Vehicle owners had better top up their tanks before Sunday, as petroleum dealers across the State will resort to a ‘no purchase’ agitation on October 1 and 2 demanding, among other things, commission on the basis of retail sale price instead of the present system of fixed commission for every litre sold.
While the stocks they receive till Sunday may meet the demand on Monday, outlets that see brisk sales may go dry by Tuesday. Motorists may find it difficult to get fuel on Tuesday.
The agitation is part of a nationwide protest called by the Confederation of Indian Petroleum Dealers (CIPD), which is demanding implementation of the recommendations of the Apurva Chandra committee, appointed by the Ministry of Petroleum and Natural Gases in 2010, said N. Bhushan Narang, president of the Karnataka Petroleum Dealers’ Association. Mr. Narang told The Hindu that on the two days, dealers would not buy petrol, diesel and autorickshaw LPG.
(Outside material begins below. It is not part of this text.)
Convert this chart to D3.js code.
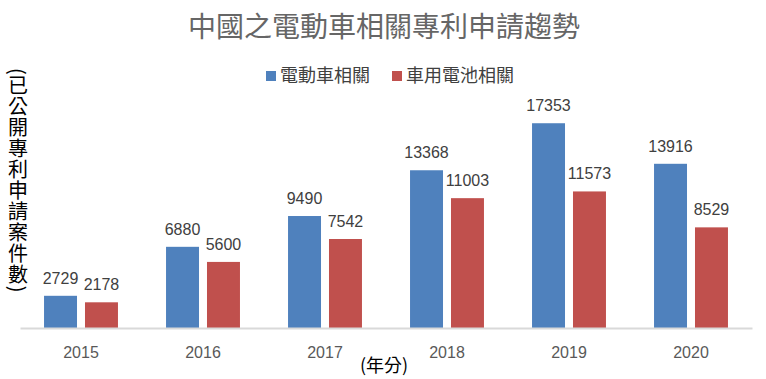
<!DOCTYPE html>
<html><head><meta charset="utf-8">
<script src="https://cdn.jsdelivr.net/npm/d3@7"></script>
<style>body{margin:0;background:#fff}svg{display:block}</style>
</head><body>
<svg id="c" width="766" height="379"></svg>
<script>
const years = ["2015","2016","2017","2018","2019","2020"];
const seriesNames = ["電動車相關","車用電池相關"];
const evValues = [2729, 6880, 9490, 13368, 17353, 13916];
const batteryValues = [2178, 5600, 7542, 11003, 11573, 8529];
const seriesColors = ["#4f81bd","#c0504d"];
const titleText = "中國之電動車相關專利申請趨勢";
const yLabel = "(已公開專利申請案件數)";
const xLabel = "(年分)";

const font = "'Noto Sans CJK TC','Noto Sans CJK SC',sans-serif";
const svg = d3.select("#c");
const x0 = d3.scaleBand().domain(years).range([20, 752]);
const bw = x0.bandwidth();
const x1 = d3.scaleBand().domain([0,1]).range([bw*0.197, bw*0.803]).paddingInner(0.195);
const y = d3.scaleLinear().domain([0, 20000]).range([328, 92]);

const data = years.map((yr,i)=>({yr, vals:[evValues[i], batteryValues[i]]}));

const g = svg.selectAll("g.cat").data(data).join("g").attr("class","cat")
  .attr("transform", d=>`translate(${x0(d.yr)},0)`);
g.selectAll("rect").data(d=>d.vals).join("rect")
  .attr("x",(v,i)=>x1(i)).attr("width",x1.bandwidth())
  .attr("y",v=>y(v)).attr("height",v=>y(0)-y(v))
  .attr("fill",(v,i)=>seriesColors[i]);
g.selectAll("text").data(d=>d.vals).join("text")
  .attr("x",(v,i)=>x1(i)+x1.bandwidth()/2).attr("y",v=>y(v)-12)
  .attr("text-anchor","middle").attr("font-family","'Liberation Sans',sans-serif")
  .attr("font-size",16).attr("fill","#404040").text(v=>v);

// x axis
const xAxis = d3.axisBottom(x0).tickSize(0).tickPadding(19);
const ax = svg.append("g").attr("transform","translate(0,328)").call(xAxis);
ax.select(".domain").attr("stroke","#d9d9d9").attr("stroke-width",2);
ax.selectAll("text").attr("font-family","'Liberation Sans',sans-serif").attr("font-size",16).attr("fill","#595959");

// title
svg.append("text").attr("x",384).attr("y",37).attr("text-anchor","middle")
  .attr("font-family",font).attr("font-size",28).attr("fill","#666").text(titleText);

// legend
const legX = [266, 392];
seriesNames.forEach((n,i)=>{
  svg.append("rect").attr("x",legX[i]).attr("y",71).attr("width",10).attr("height",10).attr("fill",seriesColors[i]);
  svg.append("text").attr("x",legX[i]+14).attr("y",82).attr("font-family",font)
    .attr("font-size",18).attr("fill","#404040").text(n);
});

// x label
svg.append("text").attr("x",384).attr("y",372).attr("text-anchor","middle")
  .attr("font-family",font).attr("font-size",18).attr("fill","#000").text(xLabel);

// y label vertical
svg.append("text").attr("x",18).attr("y",68)
  .attr("font-family",font).attr("font-size",20).attr("fill","#000")
  .attr("letter-spacing",1)
  .style("writing-mode","vertical-rl").style("text-orientation","mixed")
  .text(yLabel);
</script>
</body></html>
However, they would sell the products till stocks last. If the Ministry and public sector oil companies do not concede their demands, dealers would resort to ‘one-shift sales’, that is, from 9 a.m. to 6 p.m. in the city limits and from 6 p.m. to 6 a.m. on highways, he said.
While vehicle owners may not be affected on October 1 and 2, there could be long queues if dealers resort to one-shift sales, Mr. Narang said.
Presently, many outlets function between 6 a.m. and 10 p.m.; some are open round the clock.
The dealers’ demands, according to the confederation, have been pending for long before the Ministry.
The recommendations of the committee include fixing the stock loss on petrol at 0.75 per cent; charging for air and toilet facilities at fuel pumps; fixing dealer margin on the product’s price in the State; and reviewing the commission every six months.
Meanwhile, LPG dealers attached to the public sector oil-marketing companies, who had threatened to launch a nationwide agitation from October 1, are yet to take a final call on the proposal.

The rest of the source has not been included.